As loner Anna, a surgeon, she is put through the physical and emotional mill by Jann (Pio Marmaï), a younger man who abducts her from outside her apartment building and imprisons her in a dingy cell-like basement room. Initially, we don’t know why, except that he says he wants to destroy her life as she has ruined his.
The setting is claustrophic, as is the casting – it’s basically a two-hander. And as the relationship between the two develops, it becomes increasingly violent. The action is non-linear, starting with an unknown woman – Anna – escaping from her prison and running frantically through the empty early-morning streets of Paris, so the narrative unravels in flashbacks as she resumes her life. This takes away any suspense as to whether she survives her experience, presumably to focus on its aftermath – Stockholm Syndrome.

Free again physically but not mentally, Anna traces and pursues Yann until he reciprocates. The two now seem destructively bound together sexually by their former hostage/hostage-taker relationship.

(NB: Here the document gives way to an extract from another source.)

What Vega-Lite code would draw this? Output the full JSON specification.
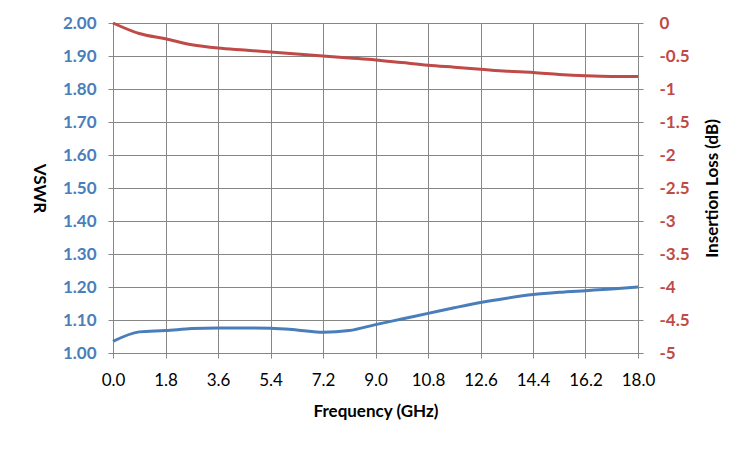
{
  "$schema": "https://vega.github.io/schema/vega-lite/v6.json",
  "width": 525,
  "height": 330,
  "autosize": {"type": "none"},
  "padding": {"left": 113, "top": 23, "right": 112, "bottom": 97},
  "background": "white",
  "data": {
    "values": [
      {"freq": 0.0, "vswr": 1.035, "loss": 0.0},
      {"freq": 0.9, "vswr": 1.064, "loss": -0.16},
      {"freq": 1.8, "vswr": 1.068, "loss": -0.24},
      {"freq": 2.7, "vswr": 1.074, "loss": -0.33},
      {"freq": 3.6, "vswr": 1.076, "loss": -0.38},
      {"freq": 4.5, "vswr": 1.076, "loss": -0.41},
      {"freq": 5.4, "vswr": 1.075, "loss": -0.44},
      {"freq": 6.3, "vswr": 1.07, "loss": -0.47},
      {"freq": 7.2, "vswr": 1.063, "loss": -0.5},
      {"freq": 8.1, "vswr": 1.068, "loss": -0.53},
      {"freq": 9.0, "vswr": 1.086, "loss": -0.56},
      {"freq": 9.9, "vswr": 1.103, "loss": -0.6},
      {"freq": 10.8, "vswr": 1.12, "loss": -0.64},
      {"freq": 11.7, "vswr": 1.137, "loss": -0.67},
      {"freq": 12.6, "vswr": 1.153, "loss": -0.7},
      {"freq": 13.5, "vswr": 1.166, "loss": -0.73},
      {"freq": 14.4, "vswr": 1.177, "loss": -0.75},
      {"freq": 15.3, "vswr": 1.184, "loss": -0.78},
      {"freq": 16.2, "vswr": 1.189, "loss": -0.8},
      {"freq": 17.1, "vswr": 1.194, "loss": -0.81},
      {"freq": 18.0, "vswr": 1.2, "loss": -0.81}
    ]
  },
  "encoding": {
    "x": {
      "field": "freq",
      "type": "quantitative",
      "title": "Frequency (GHz)",
      "scale": {"domain": [0, 18], "nice": false, "zero": false},
      "axis": {
        "values": [0, 1.8, 3.6, 5.4, 7.2, 9.0, 10.8, 12.6, 14.4, 16.2, 18.0],
        "format": ".1f",
        "grid": true,
        "labelPadding": 14,
        "titlePadding": 15
      }
    }
  },
  "layer": [
    {
      "mark": {"type": "line", "interpolate": "monotone", "color": "#4a7ebb", "strokeWidth": 3},
      "encoding": {
        "y": {
          "field": "vswr",
          "type": "quantitative",
          "title": "VSWR",
          "scale": {"domain": [1, 2], "nice": false, "zero": false},
          "axis": {
            "orient": "left",
            "values": [1.0, 1.1, 1.2, 1.3, 1.4, 1.5, 1.6, 1.7, 1.8, 1.9, 2.0],
            "format": ".2f",
            "grid": true,
            "labelColor": "#4a7ebb",
            "labelFontWeight": "bold",
            "labelPadding": 12,
            "titleAngle": 90,
            "titleBaseline": "top",
            "titlePadding": 16
          }
        }
      }
    },
    {
      "mark": {"type": "line", "interpolate": "monotone", "color": "#be4b48", "strokeWidth": 3},
      "encoding": {
        "y": {
          "field": "loss",
          "type": "quantitative",
          "title": "Insertion Loss (dB)",
          "scale": {"domain": [-5, 0], "nice": false, "zero": false},
          "axis": {
            "orient": "right",
            "values": [0, -0.5, -1, -1.5, -2, -2.5, -3, -3.5, -4, -4.5, -5],
            "labelExpr": "'' + datum.value",
            "grid": false,
            "labelColor": "#be4b48",
            "labelFontWeight": "bold",
            "labelPadding": 16,
            "titleAngle": 270,
            "titleBaseline": "top",
            "titlePadding": 15
          }
        }
      }
    }
  ],
  "resolve": {"scale": {"y": "independent"}},
  "config": {
    "font": "Lato",
    "view": {"stroke": null},
    "axis": {
      "domainColor": "#868686",
      "tickColor": "#868686",
      "gridColor": "#868686",
      "gridOpacity": 1,
      "tickSize": 5,
      "labelFlush": false,
      "labelOverlap": false,
      "labelFontSize": 17,
      "labelColor": "#000000",
      "labelFont": "Lato",
      "titleFont": "Lato",
      "titleFontSize": 17,
      "titleFontWeight": "bold",
      "titleColor": "#000000"
    }
  }
}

Intense, worth seeing for the superb acting from both the leads, this taut and short film deals with the nature victimhood, violence and sexuality. The early scenes are gripping, a great showcase for the actors, but eventually the film says nothing particularly psychologically profound and ends suddenly without a meaningful resolution. Director and screenwriter Lola Doillon has shot a film that might have worked better and with greater depth as a stage play.